Yes to both. It's an S1 extension question my teacher said we needed to figure out how to do.

I'm aware that this requires both nCr and nPr along with duplication modifications. I just don't know how to do that yet.

Never heard of S1 extension.

I'd start by counting the number of each letter.

Then one method would be to break it down into different cases depending on the duplication factors.

E.g no. of choices such that you have 4 of one letter, 4 of another, and 1 of something else.

By my reckoning there are 18 cases to consider, and some of them quite complex to evaluate. You'll need to be methodical.

Rather tedious, so makes me wonder if there is a simpler method; perhaps involving polynomials?

How about this for the combinations:

n=24, r=9, d=3! (I) * 4! (S) * 2! (E) * 2! (T) * 3! (A) * 2! (M) * 2! (N)

And then just plug into my general formula (I have no clue whether it will work for this, though it did solve a simpler example I looked at earlier today):

N=((n!)/(d!))/(nCr) where d! is the correction for repetition.
N=3.4326*10¹³.

So would you say my general formula is correct?

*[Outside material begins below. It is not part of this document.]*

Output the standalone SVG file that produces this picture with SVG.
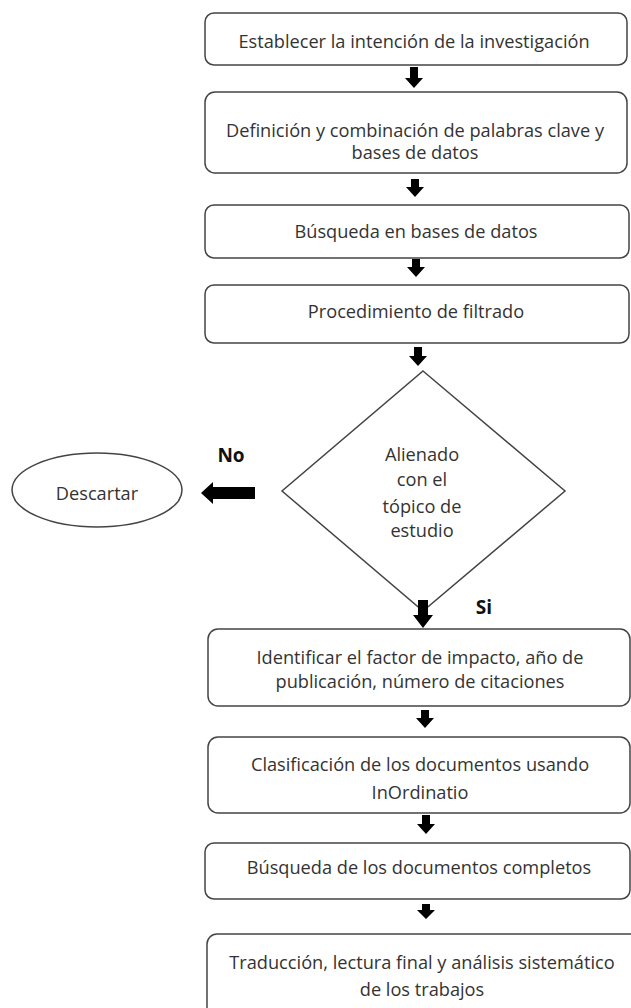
<svg xmlns="http://www.w3.org/2000/svg" width="631" height="1008" viewBox="0 0 631 1008">
<style>
.box{fill:#fff;stroke:#444;stroke-width:1.5}
.t{font-family:"Open Sans","Noto Sans","Liberation Sans",sans-serif;font-size:18.2px;fill:#333;text-anchor:middle}
.b{font-family:"Open Sans","Noto Sans","Liberation Sans",sans-serif;font-size:19px;font-weight:bold;fill:#111;text-anchor:middle}
.ar{fill:#000}
</style>
<rect width="631" height="1008" fill="#fff"/>
<g id="n1"><rect class="box" x="205" y="13" width="422" height="52" rx="9"/><text class="t" x="414" y="48">Establecer la intención de la investigación</text></g>
<g id="n2"><rect class="box" x="205" y="92" width="422" height="81" rx="10"/><text class="t" x="415" y="137">Definición y combinación de palabras clave y</text><text class="t" x="415" y="159">bases de datos</text></g>
<g id="n3"><rect class="box" x="205" y="205" width="424" height="53" rx="9"/><text class="t" x="416" y="238">Búsqueda en bases de datos</text></g>
<g id="n4"><rect class="box" x="205" y="285" width="424" height="58" rx="9"/><text class="t" x="416" y="318">Procedimiento de filtrado</text></g>
<g id="n5"><polygon class="box" points="423,371 565,491 423,611 282,491"/><text class="t" x="422" y="461">Alienado</text><text class="t" x="422" y="486">con el</text><text class="t" x="422" y="513">tópico de</text><text class="t" x="422" y="537">estudio</text></g>
<g id="n6"><ellipse class="box" cx="97" cy="490" rx="85" ry="37"/><text class="t" x="97" y="500">Descartar</text></g>
<g id="n7"><rect class="box" x="208" y="629" width="422" height="77" rx="10"/><text class="t" x="420" y="664">Identificar el factor de impacto, año de</text><text class="t" x="420" y="688">publicación, número de citaciones</text></g>
<g id="n8"><rect class="box" x="208" y="737" width="422" height="76" rx="10"/><text class="t" x="420" y="771">Clasificación de los documentos usando</text><text class="t" x="420" y="799">InOrdinatio</text></g>
<g id="n9"><rect class="box" x="205" y="843" width="425" height="56" rx="9"/><text class="t" x="419" y="874">Búsqueda de los documentos completos</text></g>
<g id="n10"><rect class="box" x="207" y="934" width="440" height="90" rx="10"/><text class="t" x="422" y="969">Traducción, lectura final y análisis sistemático</text><text class="t" x="422" y="996">de los trabajos</text></g>
<g id="connectors">
<path class="ar" d="M410 67 H418 V78 H423 L414 88 L405 78 H410 Z"/>
<path class="ar" d="M411 179 H419 V187 H424 L415 197 L406 187 H411 Z"/>
<path class="ar" d="M412 259 H420 V267 H425 L416 277 L407 267 H412 Z"/>
<path class="ar" d="M414 347 H422 V356 H427 L418 366 L409 356 H414 Z"/>
<path class="ar" d="M418 600 H428 V615 H433 L423 628 L413 615 H418 Z"/>
<path class="ar" d="M421 710 H429 V718 H434 L425 728 L416 718 H421 Z"/>
<path class="ar" d="M422 815 H430 V824 H435 L426 834 L417 824 H422 Z"/>
<path class="ar" d="M422 904 H430 V910 H435 L426 919 L417 910 H422 Z"/>
<path class="ar" d="M255 487 V499 H213 V504 L201 493 L213 482 V487 Z"/>
<text class="b" x="231" y="462">No</text>
<text class="b" x="484" y="614">Si</text>
</g>
</svg>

Don't follow what you're doing there.

However, if all the letters were different there would be 24C9 = 1307504 combinations. Since there is duplication the actual number will be less than that, so what you have can't be right.

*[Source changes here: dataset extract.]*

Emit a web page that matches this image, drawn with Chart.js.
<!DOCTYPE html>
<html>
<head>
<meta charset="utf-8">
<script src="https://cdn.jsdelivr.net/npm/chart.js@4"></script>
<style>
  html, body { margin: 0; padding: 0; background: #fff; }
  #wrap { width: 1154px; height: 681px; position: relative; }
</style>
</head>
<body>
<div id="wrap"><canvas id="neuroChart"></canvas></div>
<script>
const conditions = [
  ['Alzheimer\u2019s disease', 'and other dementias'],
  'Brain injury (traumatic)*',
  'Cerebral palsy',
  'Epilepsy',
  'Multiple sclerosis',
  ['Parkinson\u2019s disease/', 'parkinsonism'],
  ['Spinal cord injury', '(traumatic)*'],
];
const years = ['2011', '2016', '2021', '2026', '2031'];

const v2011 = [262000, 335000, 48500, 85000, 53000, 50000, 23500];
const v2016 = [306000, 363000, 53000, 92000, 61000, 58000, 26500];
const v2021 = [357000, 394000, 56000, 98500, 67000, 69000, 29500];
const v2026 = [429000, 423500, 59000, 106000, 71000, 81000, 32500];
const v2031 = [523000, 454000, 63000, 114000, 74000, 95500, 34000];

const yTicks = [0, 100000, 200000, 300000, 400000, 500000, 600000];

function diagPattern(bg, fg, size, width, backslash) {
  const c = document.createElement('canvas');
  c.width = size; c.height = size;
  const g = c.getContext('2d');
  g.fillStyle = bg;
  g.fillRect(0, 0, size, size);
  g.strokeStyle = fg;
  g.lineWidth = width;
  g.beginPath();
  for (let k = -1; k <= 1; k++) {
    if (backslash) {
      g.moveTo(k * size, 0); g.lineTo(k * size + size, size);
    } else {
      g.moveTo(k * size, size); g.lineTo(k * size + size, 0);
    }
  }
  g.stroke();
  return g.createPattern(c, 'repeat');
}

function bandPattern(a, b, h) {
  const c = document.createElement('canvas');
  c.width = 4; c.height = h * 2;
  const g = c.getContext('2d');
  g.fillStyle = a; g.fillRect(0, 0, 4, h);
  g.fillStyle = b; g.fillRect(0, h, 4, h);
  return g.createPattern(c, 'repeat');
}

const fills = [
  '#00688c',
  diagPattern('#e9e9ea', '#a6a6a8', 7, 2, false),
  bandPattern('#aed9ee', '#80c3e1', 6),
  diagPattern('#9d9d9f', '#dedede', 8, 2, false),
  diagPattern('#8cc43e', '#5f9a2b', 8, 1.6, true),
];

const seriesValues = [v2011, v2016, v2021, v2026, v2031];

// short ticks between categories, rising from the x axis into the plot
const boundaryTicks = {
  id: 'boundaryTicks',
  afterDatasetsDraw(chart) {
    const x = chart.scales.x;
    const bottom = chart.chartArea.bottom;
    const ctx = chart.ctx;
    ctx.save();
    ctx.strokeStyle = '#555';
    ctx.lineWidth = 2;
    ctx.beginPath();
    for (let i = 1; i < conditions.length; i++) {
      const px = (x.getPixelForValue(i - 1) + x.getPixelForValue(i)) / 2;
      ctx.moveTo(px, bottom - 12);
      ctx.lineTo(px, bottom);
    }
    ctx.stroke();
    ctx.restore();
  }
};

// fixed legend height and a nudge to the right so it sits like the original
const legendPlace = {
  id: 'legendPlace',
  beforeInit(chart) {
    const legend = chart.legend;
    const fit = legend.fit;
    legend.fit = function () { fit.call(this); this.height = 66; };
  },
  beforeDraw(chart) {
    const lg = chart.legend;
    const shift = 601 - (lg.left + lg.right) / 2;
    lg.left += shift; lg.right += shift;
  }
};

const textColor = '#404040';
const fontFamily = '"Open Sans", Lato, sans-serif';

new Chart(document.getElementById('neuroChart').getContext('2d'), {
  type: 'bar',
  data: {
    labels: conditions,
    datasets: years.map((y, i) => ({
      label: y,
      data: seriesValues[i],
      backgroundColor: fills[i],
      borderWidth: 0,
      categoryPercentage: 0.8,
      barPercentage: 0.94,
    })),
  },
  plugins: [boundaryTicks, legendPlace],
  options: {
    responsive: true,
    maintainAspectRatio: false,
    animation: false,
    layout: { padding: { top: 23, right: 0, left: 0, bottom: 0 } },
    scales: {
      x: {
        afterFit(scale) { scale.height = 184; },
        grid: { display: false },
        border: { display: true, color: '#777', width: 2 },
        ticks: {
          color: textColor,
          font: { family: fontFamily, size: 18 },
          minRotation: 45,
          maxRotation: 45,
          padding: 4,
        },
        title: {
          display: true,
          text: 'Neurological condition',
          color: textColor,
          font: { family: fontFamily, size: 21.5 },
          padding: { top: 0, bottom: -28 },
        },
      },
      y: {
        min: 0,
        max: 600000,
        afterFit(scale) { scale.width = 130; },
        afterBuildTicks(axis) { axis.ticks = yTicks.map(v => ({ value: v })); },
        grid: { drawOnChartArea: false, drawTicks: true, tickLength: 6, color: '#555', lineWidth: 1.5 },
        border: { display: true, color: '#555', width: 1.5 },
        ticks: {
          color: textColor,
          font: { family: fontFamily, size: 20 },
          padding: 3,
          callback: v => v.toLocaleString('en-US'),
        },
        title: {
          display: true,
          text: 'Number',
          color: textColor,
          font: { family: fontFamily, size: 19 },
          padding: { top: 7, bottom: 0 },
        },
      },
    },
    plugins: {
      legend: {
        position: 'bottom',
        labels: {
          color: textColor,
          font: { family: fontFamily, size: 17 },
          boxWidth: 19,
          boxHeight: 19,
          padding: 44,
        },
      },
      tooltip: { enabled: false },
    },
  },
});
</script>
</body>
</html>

Edit: Looking at it in terms of polynomials, if I got it right,

OK, it's probably better we leave that method aside.

How would I do it if rather than finding combinations of 9 letters I had to find combinations of all 24? (Given that there is some duplication.) That is easier I'm sure. e.g. does n just fall to the number of distinct elements and then (n-d)Cr=(n-d)C(n-d)=1?